-- PROBLEM TO SOLVE --
In the entries below, find the line with "Give me the Bokeh source for this chart." and the line with "0.03, 0.03, 0.03]", then retype both and everything between them exactly. Do not copy the pictures.

-- SUPPLIED DATA --
┄┄┄┄┄┄┄┄┄┄

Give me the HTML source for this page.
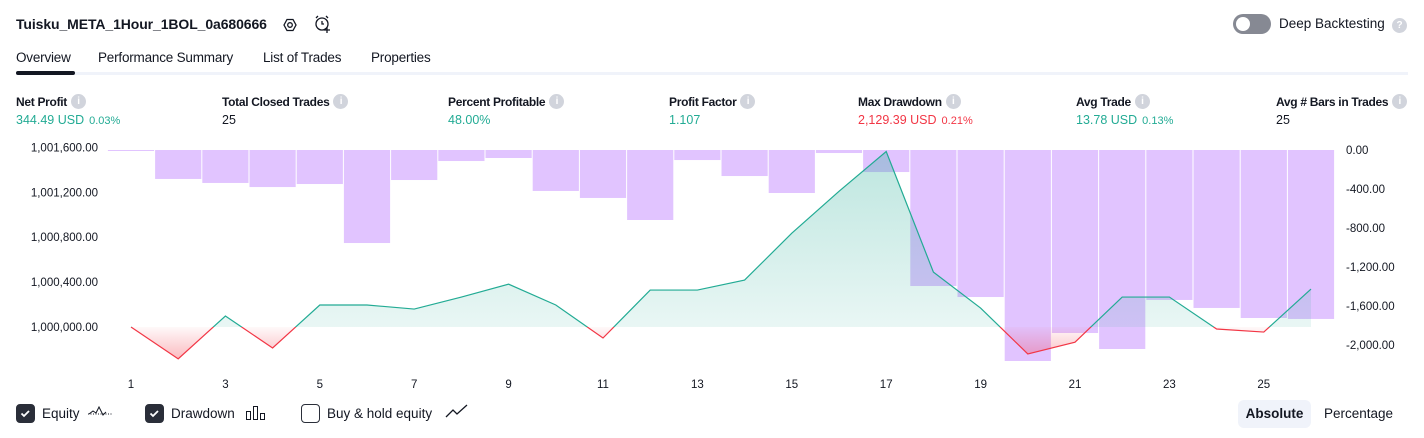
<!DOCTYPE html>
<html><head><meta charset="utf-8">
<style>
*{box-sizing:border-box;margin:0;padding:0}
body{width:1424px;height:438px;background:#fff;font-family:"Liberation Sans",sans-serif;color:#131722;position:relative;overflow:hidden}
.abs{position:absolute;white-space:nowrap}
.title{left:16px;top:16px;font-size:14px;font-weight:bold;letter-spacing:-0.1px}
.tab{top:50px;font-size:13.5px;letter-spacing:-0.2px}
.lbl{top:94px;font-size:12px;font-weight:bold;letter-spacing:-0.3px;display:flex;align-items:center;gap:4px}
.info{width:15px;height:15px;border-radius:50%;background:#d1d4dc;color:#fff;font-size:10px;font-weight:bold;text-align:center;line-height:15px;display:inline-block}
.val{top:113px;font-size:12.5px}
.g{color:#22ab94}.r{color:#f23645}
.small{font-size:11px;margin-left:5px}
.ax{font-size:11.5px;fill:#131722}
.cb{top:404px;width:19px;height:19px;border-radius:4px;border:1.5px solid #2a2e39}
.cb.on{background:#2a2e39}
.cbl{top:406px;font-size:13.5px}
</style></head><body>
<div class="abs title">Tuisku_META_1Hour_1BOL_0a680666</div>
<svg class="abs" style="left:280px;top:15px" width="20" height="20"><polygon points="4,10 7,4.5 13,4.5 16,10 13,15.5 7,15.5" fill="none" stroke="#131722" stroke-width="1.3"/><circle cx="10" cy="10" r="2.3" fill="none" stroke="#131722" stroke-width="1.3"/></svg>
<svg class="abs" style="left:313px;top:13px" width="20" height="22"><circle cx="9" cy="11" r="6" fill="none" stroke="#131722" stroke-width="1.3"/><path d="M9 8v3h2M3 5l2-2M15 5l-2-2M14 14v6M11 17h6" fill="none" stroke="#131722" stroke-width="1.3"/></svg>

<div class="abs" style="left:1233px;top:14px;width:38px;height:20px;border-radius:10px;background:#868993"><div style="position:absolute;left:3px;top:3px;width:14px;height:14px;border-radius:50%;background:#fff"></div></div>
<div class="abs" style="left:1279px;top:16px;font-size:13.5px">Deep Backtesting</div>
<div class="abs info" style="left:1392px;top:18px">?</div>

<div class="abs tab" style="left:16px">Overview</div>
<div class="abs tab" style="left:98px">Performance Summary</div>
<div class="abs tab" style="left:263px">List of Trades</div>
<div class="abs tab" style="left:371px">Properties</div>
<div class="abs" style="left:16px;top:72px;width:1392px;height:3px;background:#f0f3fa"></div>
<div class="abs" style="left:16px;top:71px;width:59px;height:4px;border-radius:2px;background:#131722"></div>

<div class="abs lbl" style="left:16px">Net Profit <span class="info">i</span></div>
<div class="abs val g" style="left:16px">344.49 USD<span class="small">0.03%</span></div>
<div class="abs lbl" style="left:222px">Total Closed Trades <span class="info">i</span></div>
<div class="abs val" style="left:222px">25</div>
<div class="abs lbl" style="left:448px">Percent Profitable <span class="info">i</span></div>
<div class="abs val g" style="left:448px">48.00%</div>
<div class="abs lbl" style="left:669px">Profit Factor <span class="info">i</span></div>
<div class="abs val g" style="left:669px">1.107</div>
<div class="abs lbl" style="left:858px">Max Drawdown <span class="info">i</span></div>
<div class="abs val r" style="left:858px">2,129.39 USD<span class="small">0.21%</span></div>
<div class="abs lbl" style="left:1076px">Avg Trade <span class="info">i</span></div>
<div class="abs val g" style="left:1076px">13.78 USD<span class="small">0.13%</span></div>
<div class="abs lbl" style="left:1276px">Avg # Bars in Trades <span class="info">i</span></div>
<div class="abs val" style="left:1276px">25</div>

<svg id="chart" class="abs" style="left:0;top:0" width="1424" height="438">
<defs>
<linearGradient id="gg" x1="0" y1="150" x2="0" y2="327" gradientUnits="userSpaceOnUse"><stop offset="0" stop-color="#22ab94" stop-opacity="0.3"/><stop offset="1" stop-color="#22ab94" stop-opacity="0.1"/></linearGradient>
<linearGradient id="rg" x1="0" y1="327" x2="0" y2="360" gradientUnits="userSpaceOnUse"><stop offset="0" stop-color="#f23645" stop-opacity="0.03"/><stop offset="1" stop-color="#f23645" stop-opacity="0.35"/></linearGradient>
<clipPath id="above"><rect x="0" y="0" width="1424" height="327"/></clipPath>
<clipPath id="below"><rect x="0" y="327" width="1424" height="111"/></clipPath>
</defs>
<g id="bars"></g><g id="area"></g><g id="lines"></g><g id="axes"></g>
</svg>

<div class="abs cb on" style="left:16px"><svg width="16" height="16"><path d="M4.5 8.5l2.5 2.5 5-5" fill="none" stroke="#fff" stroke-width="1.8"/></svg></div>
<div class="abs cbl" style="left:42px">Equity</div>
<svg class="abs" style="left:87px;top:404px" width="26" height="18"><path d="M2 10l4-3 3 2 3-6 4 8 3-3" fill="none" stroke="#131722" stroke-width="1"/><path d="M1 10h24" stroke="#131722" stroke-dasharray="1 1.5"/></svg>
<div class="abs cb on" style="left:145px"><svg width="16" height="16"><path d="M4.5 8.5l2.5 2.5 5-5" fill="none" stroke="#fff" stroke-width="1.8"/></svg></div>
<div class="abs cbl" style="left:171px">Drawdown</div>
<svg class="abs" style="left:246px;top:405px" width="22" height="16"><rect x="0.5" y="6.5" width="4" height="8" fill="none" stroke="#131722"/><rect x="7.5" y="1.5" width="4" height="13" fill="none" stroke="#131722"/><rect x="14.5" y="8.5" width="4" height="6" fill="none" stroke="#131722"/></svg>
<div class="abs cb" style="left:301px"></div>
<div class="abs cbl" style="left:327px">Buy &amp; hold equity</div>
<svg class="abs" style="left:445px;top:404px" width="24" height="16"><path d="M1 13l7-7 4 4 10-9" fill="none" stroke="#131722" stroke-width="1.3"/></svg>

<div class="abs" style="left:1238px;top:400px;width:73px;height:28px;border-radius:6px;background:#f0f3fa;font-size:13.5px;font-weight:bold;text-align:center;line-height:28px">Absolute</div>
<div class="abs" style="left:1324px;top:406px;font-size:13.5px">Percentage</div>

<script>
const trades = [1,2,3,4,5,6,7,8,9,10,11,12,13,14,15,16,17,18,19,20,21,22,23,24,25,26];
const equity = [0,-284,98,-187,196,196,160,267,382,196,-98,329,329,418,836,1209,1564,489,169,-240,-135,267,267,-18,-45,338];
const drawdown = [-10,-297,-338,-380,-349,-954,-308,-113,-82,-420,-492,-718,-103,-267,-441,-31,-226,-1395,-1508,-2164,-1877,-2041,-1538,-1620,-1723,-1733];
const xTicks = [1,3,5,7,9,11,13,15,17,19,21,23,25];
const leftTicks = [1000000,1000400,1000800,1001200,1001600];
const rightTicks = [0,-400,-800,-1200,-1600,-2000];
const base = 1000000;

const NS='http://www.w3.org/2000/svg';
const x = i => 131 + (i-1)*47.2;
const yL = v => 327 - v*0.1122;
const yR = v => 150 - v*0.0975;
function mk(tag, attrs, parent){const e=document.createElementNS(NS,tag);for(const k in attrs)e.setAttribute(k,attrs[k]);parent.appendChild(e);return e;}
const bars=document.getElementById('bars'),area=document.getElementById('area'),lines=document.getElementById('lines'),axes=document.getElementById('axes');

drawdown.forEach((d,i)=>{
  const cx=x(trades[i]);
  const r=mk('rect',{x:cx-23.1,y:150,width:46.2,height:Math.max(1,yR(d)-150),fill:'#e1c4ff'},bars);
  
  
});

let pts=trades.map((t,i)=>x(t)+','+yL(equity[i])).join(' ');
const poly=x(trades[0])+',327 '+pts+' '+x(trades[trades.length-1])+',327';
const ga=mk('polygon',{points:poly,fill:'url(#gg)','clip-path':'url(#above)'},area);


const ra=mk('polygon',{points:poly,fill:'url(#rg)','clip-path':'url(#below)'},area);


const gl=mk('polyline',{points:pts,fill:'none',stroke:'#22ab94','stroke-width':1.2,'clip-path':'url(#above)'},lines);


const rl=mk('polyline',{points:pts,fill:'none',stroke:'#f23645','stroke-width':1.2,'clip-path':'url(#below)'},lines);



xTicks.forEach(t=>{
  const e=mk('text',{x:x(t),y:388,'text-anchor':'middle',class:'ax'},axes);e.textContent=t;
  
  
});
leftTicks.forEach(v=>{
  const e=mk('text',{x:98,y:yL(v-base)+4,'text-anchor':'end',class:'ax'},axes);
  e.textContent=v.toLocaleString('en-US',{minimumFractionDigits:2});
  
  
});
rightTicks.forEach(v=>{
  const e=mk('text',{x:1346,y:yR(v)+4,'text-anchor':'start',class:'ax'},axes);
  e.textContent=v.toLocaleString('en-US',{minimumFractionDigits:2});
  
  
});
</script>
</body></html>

┄┄┄┄┄┄┄┄┄┄

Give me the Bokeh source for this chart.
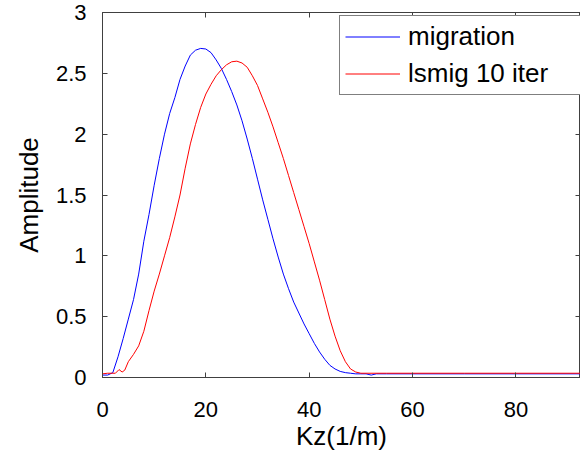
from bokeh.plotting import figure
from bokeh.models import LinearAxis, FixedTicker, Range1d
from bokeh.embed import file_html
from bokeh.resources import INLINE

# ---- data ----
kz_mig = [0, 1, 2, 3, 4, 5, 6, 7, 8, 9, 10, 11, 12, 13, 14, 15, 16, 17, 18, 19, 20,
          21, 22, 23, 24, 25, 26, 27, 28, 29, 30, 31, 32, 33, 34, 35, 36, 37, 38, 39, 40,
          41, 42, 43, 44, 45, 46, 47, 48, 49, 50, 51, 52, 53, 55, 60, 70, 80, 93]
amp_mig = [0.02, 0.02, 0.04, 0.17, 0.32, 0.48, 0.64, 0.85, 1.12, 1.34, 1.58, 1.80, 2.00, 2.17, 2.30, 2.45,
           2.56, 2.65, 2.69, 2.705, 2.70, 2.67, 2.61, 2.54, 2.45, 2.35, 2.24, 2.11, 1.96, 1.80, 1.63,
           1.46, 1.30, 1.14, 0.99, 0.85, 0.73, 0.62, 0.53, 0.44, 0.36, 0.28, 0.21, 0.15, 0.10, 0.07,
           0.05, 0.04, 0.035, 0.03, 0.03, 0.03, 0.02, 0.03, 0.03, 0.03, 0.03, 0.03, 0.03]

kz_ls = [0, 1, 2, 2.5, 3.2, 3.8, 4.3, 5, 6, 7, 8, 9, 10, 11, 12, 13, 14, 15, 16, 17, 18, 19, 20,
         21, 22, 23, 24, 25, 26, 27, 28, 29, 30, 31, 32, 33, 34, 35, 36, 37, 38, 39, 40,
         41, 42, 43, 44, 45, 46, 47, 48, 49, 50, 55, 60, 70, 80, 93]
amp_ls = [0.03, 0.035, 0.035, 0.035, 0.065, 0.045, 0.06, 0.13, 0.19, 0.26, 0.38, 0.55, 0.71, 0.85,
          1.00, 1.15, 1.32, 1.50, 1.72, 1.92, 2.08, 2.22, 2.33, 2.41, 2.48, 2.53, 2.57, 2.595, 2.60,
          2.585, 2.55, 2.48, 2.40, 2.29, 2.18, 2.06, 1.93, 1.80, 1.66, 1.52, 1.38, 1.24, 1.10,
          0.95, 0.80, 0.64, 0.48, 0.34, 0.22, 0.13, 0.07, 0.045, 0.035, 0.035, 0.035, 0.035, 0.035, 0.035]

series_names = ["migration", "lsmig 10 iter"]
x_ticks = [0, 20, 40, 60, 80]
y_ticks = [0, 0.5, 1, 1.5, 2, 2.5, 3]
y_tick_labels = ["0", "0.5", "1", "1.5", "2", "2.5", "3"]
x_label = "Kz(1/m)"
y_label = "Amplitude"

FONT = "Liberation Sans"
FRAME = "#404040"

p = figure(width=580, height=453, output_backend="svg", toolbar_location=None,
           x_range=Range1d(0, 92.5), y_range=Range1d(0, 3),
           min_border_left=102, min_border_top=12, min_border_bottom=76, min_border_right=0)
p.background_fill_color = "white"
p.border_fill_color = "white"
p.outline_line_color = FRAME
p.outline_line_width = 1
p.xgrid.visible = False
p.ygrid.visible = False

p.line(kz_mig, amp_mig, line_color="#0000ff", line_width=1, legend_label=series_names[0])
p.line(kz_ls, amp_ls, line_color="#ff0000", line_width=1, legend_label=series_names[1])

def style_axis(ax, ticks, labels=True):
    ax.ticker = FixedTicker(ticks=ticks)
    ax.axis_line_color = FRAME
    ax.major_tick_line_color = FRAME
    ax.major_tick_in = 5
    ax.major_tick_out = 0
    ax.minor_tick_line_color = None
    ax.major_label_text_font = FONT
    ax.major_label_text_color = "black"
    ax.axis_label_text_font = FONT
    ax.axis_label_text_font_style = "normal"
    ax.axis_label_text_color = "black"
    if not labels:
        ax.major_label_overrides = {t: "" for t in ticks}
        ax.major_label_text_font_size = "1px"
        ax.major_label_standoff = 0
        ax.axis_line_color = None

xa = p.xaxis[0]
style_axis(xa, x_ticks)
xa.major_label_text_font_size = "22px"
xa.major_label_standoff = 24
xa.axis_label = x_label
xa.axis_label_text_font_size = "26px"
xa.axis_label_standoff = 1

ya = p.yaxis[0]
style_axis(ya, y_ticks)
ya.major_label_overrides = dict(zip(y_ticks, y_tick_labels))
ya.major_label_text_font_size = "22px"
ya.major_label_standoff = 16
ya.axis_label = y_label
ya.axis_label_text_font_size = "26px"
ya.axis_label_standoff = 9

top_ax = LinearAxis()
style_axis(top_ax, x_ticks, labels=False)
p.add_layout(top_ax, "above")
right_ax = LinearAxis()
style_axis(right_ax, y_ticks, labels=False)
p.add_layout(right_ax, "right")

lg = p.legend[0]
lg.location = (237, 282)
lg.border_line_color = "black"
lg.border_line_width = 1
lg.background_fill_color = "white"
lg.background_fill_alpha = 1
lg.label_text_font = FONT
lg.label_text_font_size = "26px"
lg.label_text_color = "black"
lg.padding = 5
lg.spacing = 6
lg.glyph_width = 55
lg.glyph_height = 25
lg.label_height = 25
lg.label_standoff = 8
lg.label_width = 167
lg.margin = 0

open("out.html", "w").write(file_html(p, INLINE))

┄┄┄┄┄┄┄┄┄┄

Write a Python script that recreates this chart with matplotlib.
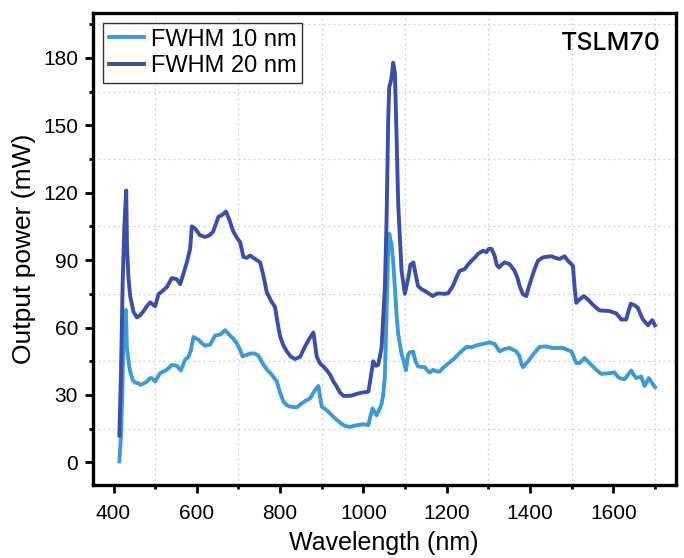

┄┄┄┄┄┄┄┄┄┄

-- WRITTEN RESPONSE --
Give me the Bokeh source for this chart.
from bokeh.plotting import figure
from bokeh.models import LinearAxis, FixedTicker, Range1d
from bokeh.embed import file_html
from bokeh.resources import INLINE

# ---- data ----
kz_mig = [0, 1, 2, 3, 4, 5, 6, 7, 8, 9, 10, 11, 12, 13, 14, 15, 16, 17, 18, 19, 20,
          21, 22, 23, 24, 25, 26, 27, 28, 29, 30, 31, 32, 33, 34, 35, 36, 37, 38, 39, 40,
          41, 42, 43, 44, 45, 46, 47, 48, 49, 50, 51, 52, 53, 55, 60, 70, 80, 93]
amp_mig = [0.02, 0.02, 0.04, 0.17, 0.32, 0.48, 0.64, 0.85, 1.12, 1.34, 1.58, 1.80, 2.00, 2.17, 2.30, 2.45,
           2.56, 2.65, 2.69, 2.705, 2.70, 2.67, 2.61, 2.54, 2.45, 2.35, 2.24, 2.11, 1.96, 1.80, 1.63,
           1.46, 1.30, 1.14, 0.99, 0.85, 0.73, 0.62, 0.53, 0.44, 0.36, 0.28, 0.21, 0.15, 0.10, 0.07,
           0.05, 0.04, 0.035, 0.03, 0.03, 0.03, 0.02, 0.03, 0.03, 0.03, 0.03, 0.03, 0.03]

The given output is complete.